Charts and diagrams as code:
________________________

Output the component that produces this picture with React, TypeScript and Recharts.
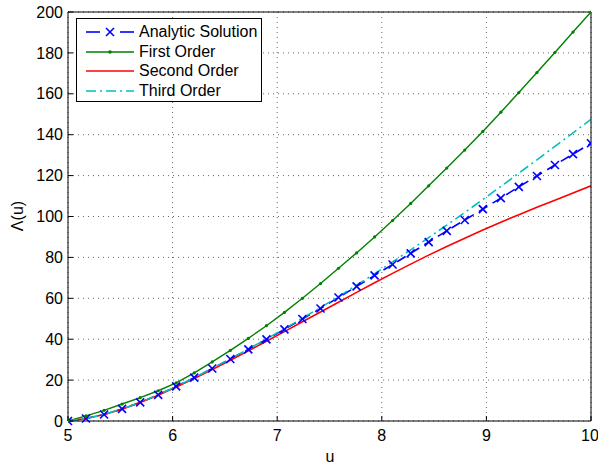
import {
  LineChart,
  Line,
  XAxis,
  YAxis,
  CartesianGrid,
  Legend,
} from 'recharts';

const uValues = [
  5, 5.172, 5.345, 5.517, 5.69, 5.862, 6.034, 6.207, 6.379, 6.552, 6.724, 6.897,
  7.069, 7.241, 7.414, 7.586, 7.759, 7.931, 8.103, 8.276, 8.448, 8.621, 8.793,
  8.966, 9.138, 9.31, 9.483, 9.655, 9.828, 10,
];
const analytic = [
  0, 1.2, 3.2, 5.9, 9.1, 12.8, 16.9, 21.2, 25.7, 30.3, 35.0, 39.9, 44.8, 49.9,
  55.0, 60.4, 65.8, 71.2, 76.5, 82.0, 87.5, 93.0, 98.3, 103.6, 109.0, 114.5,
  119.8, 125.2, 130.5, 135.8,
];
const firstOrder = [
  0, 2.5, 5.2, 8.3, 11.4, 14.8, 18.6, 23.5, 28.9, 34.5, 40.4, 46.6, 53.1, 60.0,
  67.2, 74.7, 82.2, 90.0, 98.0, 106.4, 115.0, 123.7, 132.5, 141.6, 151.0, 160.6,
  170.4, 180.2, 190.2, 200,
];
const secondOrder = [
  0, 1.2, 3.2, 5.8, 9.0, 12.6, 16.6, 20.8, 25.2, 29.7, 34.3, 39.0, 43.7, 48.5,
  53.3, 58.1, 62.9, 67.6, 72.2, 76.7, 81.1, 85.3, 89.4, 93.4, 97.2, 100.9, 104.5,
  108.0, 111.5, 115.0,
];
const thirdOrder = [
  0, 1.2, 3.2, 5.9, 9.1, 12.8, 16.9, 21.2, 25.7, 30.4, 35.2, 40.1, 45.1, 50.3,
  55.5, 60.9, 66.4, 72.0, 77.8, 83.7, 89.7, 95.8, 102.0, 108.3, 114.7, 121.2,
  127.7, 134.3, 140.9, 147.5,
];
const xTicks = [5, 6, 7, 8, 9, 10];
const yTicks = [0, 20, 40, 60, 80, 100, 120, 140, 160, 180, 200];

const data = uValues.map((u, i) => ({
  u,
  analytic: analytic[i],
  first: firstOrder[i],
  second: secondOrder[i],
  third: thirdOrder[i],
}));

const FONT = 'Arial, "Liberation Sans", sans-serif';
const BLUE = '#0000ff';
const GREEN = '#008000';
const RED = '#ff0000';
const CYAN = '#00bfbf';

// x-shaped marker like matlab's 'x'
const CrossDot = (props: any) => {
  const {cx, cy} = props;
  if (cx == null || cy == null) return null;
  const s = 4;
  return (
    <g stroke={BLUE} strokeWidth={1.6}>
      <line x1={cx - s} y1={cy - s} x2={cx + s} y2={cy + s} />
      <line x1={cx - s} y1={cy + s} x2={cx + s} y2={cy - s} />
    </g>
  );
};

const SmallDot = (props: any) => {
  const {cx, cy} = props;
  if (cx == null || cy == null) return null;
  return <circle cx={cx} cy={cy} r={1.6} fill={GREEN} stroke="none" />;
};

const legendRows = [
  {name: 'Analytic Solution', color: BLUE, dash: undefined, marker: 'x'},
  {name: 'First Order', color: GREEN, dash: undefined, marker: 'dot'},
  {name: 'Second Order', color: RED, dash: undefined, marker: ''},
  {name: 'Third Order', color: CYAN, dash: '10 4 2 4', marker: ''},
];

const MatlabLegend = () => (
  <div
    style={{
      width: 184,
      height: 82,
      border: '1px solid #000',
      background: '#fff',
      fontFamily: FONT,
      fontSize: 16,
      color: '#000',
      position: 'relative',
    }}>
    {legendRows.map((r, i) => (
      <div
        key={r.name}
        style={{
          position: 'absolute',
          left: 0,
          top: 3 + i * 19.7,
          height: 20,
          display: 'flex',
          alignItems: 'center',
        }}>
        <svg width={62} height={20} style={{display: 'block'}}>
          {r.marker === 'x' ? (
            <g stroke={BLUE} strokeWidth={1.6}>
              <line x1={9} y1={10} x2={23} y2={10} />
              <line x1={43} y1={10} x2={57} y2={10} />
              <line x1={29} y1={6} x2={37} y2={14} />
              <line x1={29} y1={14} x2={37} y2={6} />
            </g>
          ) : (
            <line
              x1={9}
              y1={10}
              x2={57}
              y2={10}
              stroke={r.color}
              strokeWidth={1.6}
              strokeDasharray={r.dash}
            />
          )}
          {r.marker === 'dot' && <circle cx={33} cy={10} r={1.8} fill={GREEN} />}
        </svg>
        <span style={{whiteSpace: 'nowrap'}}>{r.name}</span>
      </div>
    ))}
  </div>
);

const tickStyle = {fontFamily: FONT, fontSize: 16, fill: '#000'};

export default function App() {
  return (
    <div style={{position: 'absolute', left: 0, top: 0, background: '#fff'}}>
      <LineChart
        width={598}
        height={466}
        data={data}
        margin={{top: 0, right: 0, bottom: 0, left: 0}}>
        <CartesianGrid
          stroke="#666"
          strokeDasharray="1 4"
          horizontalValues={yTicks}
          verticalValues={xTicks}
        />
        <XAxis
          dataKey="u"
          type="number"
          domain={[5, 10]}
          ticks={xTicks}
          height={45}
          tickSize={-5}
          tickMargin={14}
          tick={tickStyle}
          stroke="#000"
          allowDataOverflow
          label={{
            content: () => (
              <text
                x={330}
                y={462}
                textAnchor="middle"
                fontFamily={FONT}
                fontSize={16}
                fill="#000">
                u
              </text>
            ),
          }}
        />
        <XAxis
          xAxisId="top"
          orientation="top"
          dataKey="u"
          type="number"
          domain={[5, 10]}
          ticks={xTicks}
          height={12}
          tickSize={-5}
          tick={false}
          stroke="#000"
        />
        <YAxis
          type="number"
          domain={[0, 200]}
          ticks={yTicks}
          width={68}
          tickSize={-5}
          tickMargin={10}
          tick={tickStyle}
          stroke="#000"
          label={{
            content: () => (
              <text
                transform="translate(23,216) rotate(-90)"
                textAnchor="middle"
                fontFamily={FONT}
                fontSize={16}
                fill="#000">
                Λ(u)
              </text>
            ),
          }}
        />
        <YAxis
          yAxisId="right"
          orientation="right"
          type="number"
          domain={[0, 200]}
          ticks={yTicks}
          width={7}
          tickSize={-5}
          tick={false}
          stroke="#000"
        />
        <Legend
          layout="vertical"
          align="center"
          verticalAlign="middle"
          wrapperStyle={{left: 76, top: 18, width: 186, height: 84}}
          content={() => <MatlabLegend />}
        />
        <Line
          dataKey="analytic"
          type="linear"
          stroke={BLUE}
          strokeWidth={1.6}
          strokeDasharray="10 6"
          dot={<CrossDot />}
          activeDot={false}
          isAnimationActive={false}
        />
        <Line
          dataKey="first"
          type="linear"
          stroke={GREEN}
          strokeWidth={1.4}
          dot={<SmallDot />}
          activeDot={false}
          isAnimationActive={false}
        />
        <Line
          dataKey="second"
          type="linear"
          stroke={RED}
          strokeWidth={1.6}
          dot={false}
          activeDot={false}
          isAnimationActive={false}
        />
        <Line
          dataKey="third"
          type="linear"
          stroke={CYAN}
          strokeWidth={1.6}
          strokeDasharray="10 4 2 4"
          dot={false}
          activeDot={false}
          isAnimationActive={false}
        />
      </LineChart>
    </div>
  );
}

________________________

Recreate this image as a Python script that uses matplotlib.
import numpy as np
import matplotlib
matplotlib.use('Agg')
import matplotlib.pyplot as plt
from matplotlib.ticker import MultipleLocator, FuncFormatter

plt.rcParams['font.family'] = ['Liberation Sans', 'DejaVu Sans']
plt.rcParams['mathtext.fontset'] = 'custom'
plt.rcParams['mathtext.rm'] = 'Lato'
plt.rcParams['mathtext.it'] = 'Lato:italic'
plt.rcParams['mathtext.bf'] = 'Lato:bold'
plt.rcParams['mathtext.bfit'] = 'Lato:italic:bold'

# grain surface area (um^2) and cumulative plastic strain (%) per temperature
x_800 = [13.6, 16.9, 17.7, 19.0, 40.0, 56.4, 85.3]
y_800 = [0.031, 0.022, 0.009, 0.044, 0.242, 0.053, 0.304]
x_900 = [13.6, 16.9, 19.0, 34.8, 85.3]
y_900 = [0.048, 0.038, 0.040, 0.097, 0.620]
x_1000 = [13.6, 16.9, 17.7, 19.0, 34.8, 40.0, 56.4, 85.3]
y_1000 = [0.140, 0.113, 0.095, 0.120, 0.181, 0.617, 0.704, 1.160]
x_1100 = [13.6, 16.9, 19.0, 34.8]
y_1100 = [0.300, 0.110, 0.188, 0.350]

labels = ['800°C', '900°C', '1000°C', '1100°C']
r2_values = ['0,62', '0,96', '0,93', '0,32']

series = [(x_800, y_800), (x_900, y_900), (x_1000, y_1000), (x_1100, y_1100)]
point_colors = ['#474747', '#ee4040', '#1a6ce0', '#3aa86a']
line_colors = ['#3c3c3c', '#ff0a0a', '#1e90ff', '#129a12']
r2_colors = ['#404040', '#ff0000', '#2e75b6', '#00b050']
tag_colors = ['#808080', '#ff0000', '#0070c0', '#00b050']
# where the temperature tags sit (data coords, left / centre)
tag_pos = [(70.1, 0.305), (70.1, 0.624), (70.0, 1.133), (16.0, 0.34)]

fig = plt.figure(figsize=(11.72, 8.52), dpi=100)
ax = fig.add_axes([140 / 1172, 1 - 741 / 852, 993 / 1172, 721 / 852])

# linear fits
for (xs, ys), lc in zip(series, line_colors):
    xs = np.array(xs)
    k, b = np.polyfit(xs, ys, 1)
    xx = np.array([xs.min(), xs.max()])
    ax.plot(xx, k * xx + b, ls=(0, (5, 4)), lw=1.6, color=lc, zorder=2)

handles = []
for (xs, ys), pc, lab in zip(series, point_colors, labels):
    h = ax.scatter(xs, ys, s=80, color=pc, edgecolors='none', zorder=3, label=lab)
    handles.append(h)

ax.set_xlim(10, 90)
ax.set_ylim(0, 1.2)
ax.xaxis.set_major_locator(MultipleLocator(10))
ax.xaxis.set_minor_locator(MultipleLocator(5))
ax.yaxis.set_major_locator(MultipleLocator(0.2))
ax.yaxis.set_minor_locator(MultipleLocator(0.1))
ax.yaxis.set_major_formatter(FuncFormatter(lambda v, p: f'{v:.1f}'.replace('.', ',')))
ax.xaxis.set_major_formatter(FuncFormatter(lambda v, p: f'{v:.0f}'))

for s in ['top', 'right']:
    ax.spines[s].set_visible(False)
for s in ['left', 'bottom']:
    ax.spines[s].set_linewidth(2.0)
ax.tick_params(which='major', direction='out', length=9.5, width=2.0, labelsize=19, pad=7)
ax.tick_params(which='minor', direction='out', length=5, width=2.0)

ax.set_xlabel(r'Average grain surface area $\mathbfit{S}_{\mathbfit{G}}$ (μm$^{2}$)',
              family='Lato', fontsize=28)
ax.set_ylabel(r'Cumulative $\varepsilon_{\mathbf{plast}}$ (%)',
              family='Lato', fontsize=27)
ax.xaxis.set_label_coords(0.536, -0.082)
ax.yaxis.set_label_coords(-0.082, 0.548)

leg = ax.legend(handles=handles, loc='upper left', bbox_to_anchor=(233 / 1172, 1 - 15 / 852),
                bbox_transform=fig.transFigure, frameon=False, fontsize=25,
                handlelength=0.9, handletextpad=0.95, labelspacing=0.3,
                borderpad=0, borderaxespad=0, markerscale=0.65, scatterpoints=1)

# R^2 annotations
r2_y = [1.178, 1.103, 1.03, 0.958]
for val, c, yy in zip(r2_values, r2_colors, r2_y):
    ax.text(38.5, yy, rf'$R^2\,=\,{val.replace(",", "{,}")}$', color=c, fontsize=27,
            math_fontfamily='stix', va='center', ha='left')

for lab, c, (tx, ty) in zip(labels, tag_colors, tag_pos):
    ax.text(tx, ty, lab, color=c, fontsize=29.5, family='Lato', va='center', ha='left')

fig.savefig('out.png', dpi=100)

________________________

_STATED TASK_.
In the listing above, find the line containing "Output the component" and the line containing "160, 180, 200];". Reproduce those lines and all between them exactly, with no pictures and nothing more.

_RESPONSE TO THIS TASK_.
Output the component that produces this picture with React, TypeScript and Recharts.
import {
  LineChart,
  Line,
  XAxis,
  YAxis,
  CartesianGrid,
  Legend,
} from 'recharts';

const uValues = [
  5, 5.172, 5.345, 5.517, 5.69, 5.862, 6.034, 6.207, 6.379, 6.552, 6.724, 6.897,
  7.069, 7.241, 7.414, 7.586, 7.759, 7.931, 8.103, 8.276, 8.448, 8.621, 8.793,
  8.966, 9.138, 9.31, 9.483, 9.655, 9.828, 10,
];
const analytic = [
  0, 1.2, 3.2, 5.9, 9.1, 12.8, 16.9, 21.2, 25.7, 30.3, 35.0, 39.9, 44.8, 49.9,
  55.0, 60.4, 65.8, 71.2, 76.5, 82.0, 87.5, 93.0, 98.3, 103.6, 109.0, 114.5,
  119.8, 125.2, 130.5, 135.8,
];
const firstOrder = [
  0, 2.5, 5.2, 8.3, 11.4, 14.8, 18.6, 23.5, 28.9, 34.5, 40.4, 46.6, 53.1, 60.0,
  67.2, 74.7, 82.2, 90.0, 98.0, 106.4, 115.0, 123.7, 132.5, 141.6, 151.0, 160.6,
  170.4, 180.2, 190.2, 200,
];
const secondOrder = [
  0, 1.2, 3.2, 5.8, 9.0, 12.6, 16.6, 20.8, 25.2, 29.7, 34.3, 39.0, 43.7, 48.5,
  53.3, 58.1, 62.9, 67.6, 72.2, 76.7, 81.1, 85.3, 89.4, 93.4, 97.2, 100.9, 104.5,
  108.0, 111.5, 115.0,
];
const thirdOrder = [
  0, 1.2, 3.2, 5.9, 9.1, 12.8, 16.9, 21.2, 25.7, 30.4, 35.2, 40.1, 45.1, 50.3,
  55.5, 60.9, 66.4, 72.0, 77.8, 83.7, 89.7, 95.8, 102.0, 108.3, 114.7, 121.2,
  127.7, 134.3, 140.9, 147.5,
];
const xTicks = [5, 6, 7, 8, 9, 10];
const yTicks = [0, 20, 40, 60, 80, 100, 120, 140, 160, 180, 200];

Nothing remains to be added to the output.